### Aim:
Reproduce exactly the lines starting at the line that contains "Clone this chart in Plotly." and ending at the line that contains "legend_tops = [(376, 47), (376, 129), (376, 207)]". Omit pictures.

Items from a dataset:

########

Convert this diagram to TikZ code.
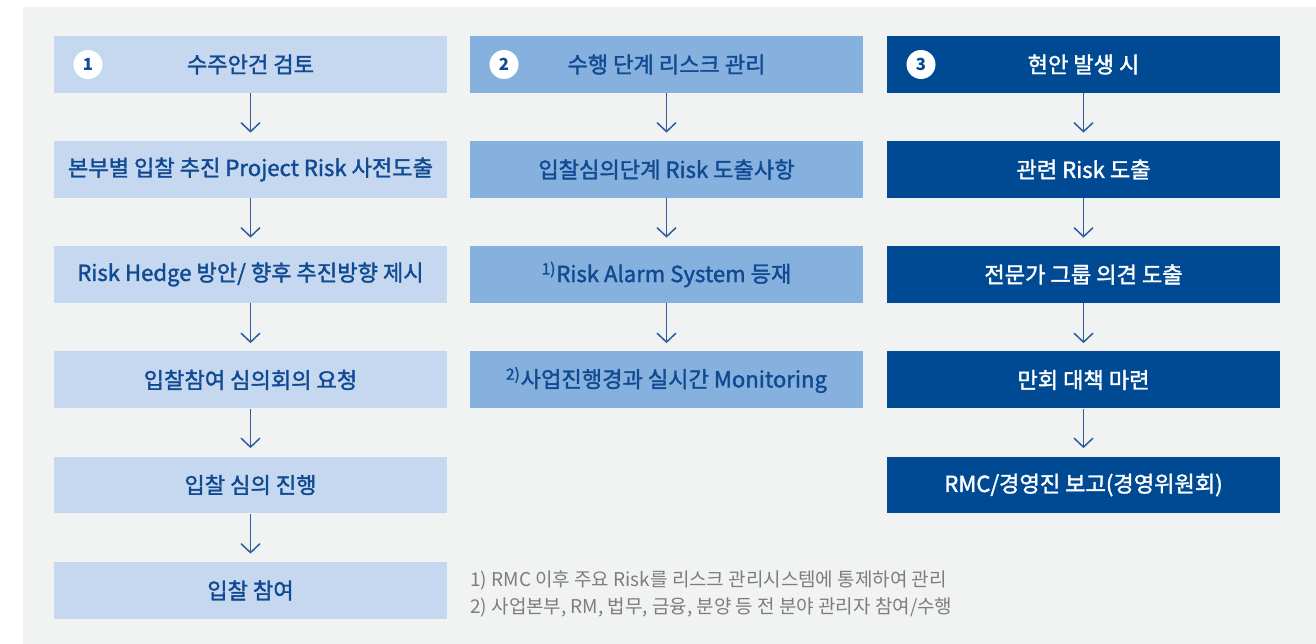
\documentclass[tikz,border=0pt]{standalone}
\usepackage{fontspec}
\setmainfont{Noto Sans CJK KR}
\newfontfamily\midfont{Noto Sans CJK KR}[FakeBold=1.6]
\usetikzlibrary{arrows.meta}
\definecolor{figBg}{RGB}{241,242,242}
\definecolor{figL}{RGB}{197,216,239}
\definecolor{figM}{RGB}{134,176,222}
\definecolor{figD}{RGB}{0,74,147}
\definecolor{figT}{RGB}{16,74,146}
\definecolor{figA}{RGB}{44,94,158}
\definecolor{figN}{RGB}{125,125,125}
\begin{document}
\begin{tikzpicture}[x=0.02cm,y=-0.02cm,
  box/.style={minimum width=7.86cm,minimum height=1.14cm,inner sep=0pt,font=\fontsize{12.6}{14}\midfont,text=figT},
  lbox/.style={box,fill=figL},
  mbox/.style={box,fill=figM},
  dbox/.style={box,fill=figD,text=white},
  num/.style={circle,fill=white,minimum size=0.58cm,inner sep=0pt,font=\fontsize{9.5}{10}\selectfont\bfseries},
  flow/.style={figA,line width=0.85pt,-{Straight Barb[length=0.18cm,width=0.38cm]},shorten >=0.16cm},
  note/.style={font=\fontsize{10.8}{12}\selectfont,text=figN,anchor=west,inner sep=0pt}]
\useasboundingbox (0,0) rectangle (1316,644);
\fill[figBg] (23,7) rectangle (1316,644);
\node[lbox] (a1) at (250.5,64.5) {수주안건 검토};
\node[lbox] (a2) at (250.5,169.5) {본부별 입찰 추진 Project Risk 사전도출};
\node[lbox] (a3) at (250.5,274.5) {Risk Hedge 방안/ 향후 추진방향 제시};
\node[lbox] (a4) at (250.5,380) {입찰참여 심의회의 요청};
\node[lbox] (a5) at (250.5,485) {입찰 심의 진행};
\node[lbox] (a6) at (250.5,590.5) {입찰 참여};
\node[mbox] (b1) at (666.5,64.5) {수행 단계 리스크 관리};
\node[mbox] (b2) at (666.5,169.5) {입찰심의단계 Risk 도출사항};
\node[mbox] (b3) at (666.5,274.5) {\textsuperscript{1)}Risk Alarm System 등재};
\node[mbox] (b4) at (666.5,380) {\textsuperscript{2)}사업진행경과 실시간 Monitoring};
\node[dbox] (c1) at (1083.5,64.5) {현안 발생 시};
\node[dbox] (c2) at (1083.5,169.5) {관련 Risk 도출};
\node[dbox] (c3) at (1083.5,274.5) {전문가 그룹 의견 도출};
\node[dbox] (c4) at (1083.5,380) {만회 대책 마련};
\node[dbox] (c5) at (1083.5,485) {RMC/경영진 보고(경영위원회)};
\node[num,text=figT] (n1) at (88,64.5) {1};
\node[num,text=figT] (n2) at (504,64.5) {2};
\node[num,text=figD] (n3) at (921,64.5) {3};
\foreach \p/\q in {a1/a2,a2/a3,a3/a4,a4/a5,a5/a6,b1/b2,b2/b3,b3/b4,c1/c2,c2/c3,c3/c4,c4/c5}
  \draw[flow] (\p) -- (\q);
\node[note] (f1) at (470,580) {1) RMC 이후 주요 Risk를 리스크 관리시스템에 통제하여 관리};
\node[note] (f2) at (470,607) {2) 사업본부, RM, 법무, 금융, 분양 등 전 분야 관리자 참여/수행};
\end{tikzpicture}
\end{document}
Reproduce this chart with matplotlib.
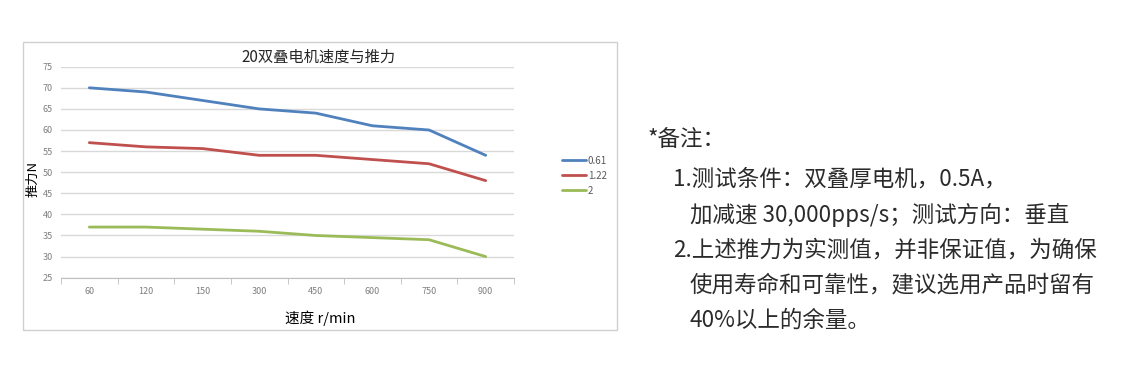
import matplotlib
matplotlib.use("Agg")
import matplotlib.pyplot as plt
from matplotlib.patches import Rectangle

plt.rcParams["font.family"] = ["Noto Sans CJK SC", "DejaVu Sans"]

speeds = ["60", "120", "150", "300", "450", "600", "750", "900"]
force_061 = [70, 69, 67, 65, 64, 61, 60, 54]
force_122 = [57, 56, 55.6, 54, 54, 53, 52, 48]
force_2 = [37, 37, 36.5, 36, 35, 34.5, 34, 30]
series_names = ["0.61", "1.22", "2"]
series_colors = ["#4F81BD", "#C0504D", "#9BBB59"]

notes = [
    (648, 140, "*备注："),
    (673, 179, "1.测试条件：双叠厚电机，0.5A，"),
    (690, 215, "加减速 30,000pps/s；测试方向：垂直"),
    (673, 250, "2.上述推力为实测值，并非保证值，为确保"),
    (690, 285, "使用寿命和可靠性，建议选用产品时留有"),
    (690, 320, "40%以上的余量。"),
]

W, H = 1131, 374
fig = plt.figure(figsize=(W / 100, H / 100), dpi=100)

# chart frame
fig.patches.append(Rectangle((23 / W, 1 - 330 / H), (617 - 23) / W, (330 - 42) / H,
                             transform=fig.transFigure, fill=False,
                             edgecolor="#d0d0d0", linewidth=1))

ax = fig.add_axes([61 / W, 1 - 277.7 / H, (514 - 61) / W, (277.7 - 66.7) / H])
x = range(len(speeds))
for vals, name, col in zip([force_061, force_122, force_2], series_names, series_colors):
    ax.plot(x, vals, color=col, linewidth=2, label=name, solid_capstyle="round")

ax.set_xlim(-0.5, len(speeds) - 0.5)
ax.set_ylim(25, 75)
ax.set_yticks(range(25, 80, 5))
ax.set_xticks(list(x))
ax.set_xticklabels(speeds)
ax.set_xticks([i - 0.5 for i in range(len(speeds) + 1)], minor=True)
ax.grid(axis="y", color="#d9d9d9", linewidth=1)
ax.set_axisbelow(True)
for s in ["top", "right", "left"]:
    ax.spines[s].set_visible(False)
ax.spines["bottom"].set_color("#bfbfbf")
ax.tick_params(axis="y", length=0, labelsize=6.5, labelcolor="#7f7f7f", pad=6)
ax.tick_params(axis="x", which="major", length=0, labelsize=6.5, labelcolor="#7f7f7f", pad=7)
ax.tick_params(axis="x", which="minor", length=4, color="#bfbfbf", direction="out")

fig.text(318 / W, 1 - 57 / H, "20双叠电机速度与推力", ha="center", va="center",
         fontsize=11, color="#262626")
fig.text(320 / W, 1 - 318 / H, "速度 r/min", ha="center", va="center",
         fontsize=10.5, color="#000000")
fig.text(33 / W, 1 - 179 / H, "推力N", ha="center", va="center", rotation=90,
         fontsize=9.5, color="#000000")

leg = fig.legend(loc="upper left", bbox_to_anchor=(558 / W, 1 - 152 / H),
                 frameon=False, fontsize=7, handlelength=2.5, labelspacing=0.5,
                 handletextpad=0.15, borderaxespad=0)
for t in leg.get_texts():
    t.set_color("#595959")

for px, py, txt in notes:
    fig.text(px / W, 1 - py / H, txt, ha="left", va="center", fontsize=16.2,
             color="#2b2b2b")

fig.savefig("out.png", dpi=100)
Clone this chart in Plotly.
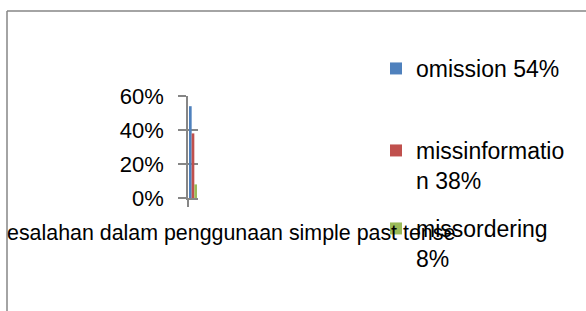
import plotly.graph_objects as go

W, H = 586, 311

categories = ["Kesalahan dalam penggunaan simple past tense"]
category_label = "esalahan dalam penggunaan simple past tense"
series_names = ["omission 54%", "missinformatio<br>n 38%", "missordering<br>8%"]
series_values = [0.54, 0.38, 0.08]
series_colors = ["#4F81BD", "#C0504D", "#9BBB59"]
y_tickvals = [0, 0.2, 0.4, 0.6]

FONT = "Liberation Sans"
GRAY = "#868686"

def px_x(p):
    return p / W

def px_y(p):
    return 1 - p / H

legend_ids = ["legend", "legend2", "legend3"]
legend_tops = [(376, 47), (376, 129), (376, 207)]

fig = go.Figure()
for name, val, col, lid in zip(series_names, series_values, series_colors, legend_ids):
    fig.add_trace(go.Bar(
        x=categories, y=[val], name=name, marker_color=col,
        marker_line_width=0, legend=lid,
    ))

layout_legends = {}
for lid, (lx, ly) in zip(legend_ids, legend_tops):
    layout_legends[lid] = dict(
        x=px_x(lx), y=px_y(ly), xanchor="left", yanchor="top",
        font=dict(family=FONT, size=23, color="black"),
        bgcolor="rgba(0,0,0,0)", valign="top", borderwidth=0,
        itemclick=False,
    )

fig.update_layout(
    width=W, height=H,
    margin=dict(l=0, r=0, t=0, b=0, pad=0, autoexpand=False),
    paper_bgcolor="white", plot_bgcolor="white",
    barmode="group", bargap=0.2, bargroupgap=0,
    showlegend=True,
    font=dict(family=FONT, size=22, color="black"),
    xaxis=dict(
        domain=[px_x(188), px_x(198)],
        showticklabels=False, ticks="outside", ticklen=7, tickcolor=GRAY,
        tickwidth=1.5, tickson="boundaries",
        showline=True, linecolor=GRAY, linewidth=1.5,
        showgrid=False, zeroline=False, fixedrange=True,
    ),
    yaxis=dict(
        domain=[1 - 198 / H, 1 - 96 / H],
        range=[0, 0.6], tickvals=y_tickvals, tickformat=".0%",
        ticks="outside", ticklen=8, tickcolor=GRAY, tickwidth=1.5,
        showline=True, linecolor=GRAY, linewidth=1.5,
        showgrid=True, gridcolor=GRAY, gridwidth=1.5,
        zeroline=False, ticklabelstandoff=10,
        tickfont=dict(family=FONT, size=22, color="black"),
        fixedrange=True,
    ),
    annotations=[dict(
        text=category_label, xref="paper", yref="paper",
        x=px_x(5), y=px_y(233), xanchor="left", yanchor="middle",
        showarrow=False, font=dict(family=FONT, size=21.4, color="black"),
    )],
    shapes=[
        dict(type="line", xref="paper", yref="paper",
             x0=px_x(7), x1=1, y0=px_y(11), y1=px_y(11),
             line=dict(color=GRAY, width=1.5)),
        dict(type="line", xref="paper", yref="paper",
             x0=px_x(7), x1=px_x(7), y0=px_y(11), y1=0,
             line=dict(color=GRAY, width=1.5)),
    ],
    **layout_legends,
)

fig.write_html(
    "out.html",
    config={"displayModeBar": False},
    post_script="document.body.style.margin='0';document.body.style.overflow='hidden';",
)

########

### Completed task:
Clone this chart in Plotly.
import plotly.graph_objects as go

W, H = 586, 311

categories = ["Kesalahan dalam penggunaan simple past tense"]
category_label = "esalahan dalam penggunaan simple past tense"
series_names = ["omission 54%", "missinformatio<br>n 38%", "missordering<br>8%"]
series_values = [0.54, 0.38, 0.08]
series_colors = ["#4F81BD", "#C0504D", "#9BBB59"]
y_tickvals = [0, 0.2, 0.4, 0.6]

FONT = "Liberation Sans"
GRAY = "#868686"

def px_x(p):
    return p / W

def px_y(p):
    return 1 - p / H

legend_ids = ["legend", "legend2", "legend3"]
legend_tops = [(376, 47), (376, 129), (376, 207)]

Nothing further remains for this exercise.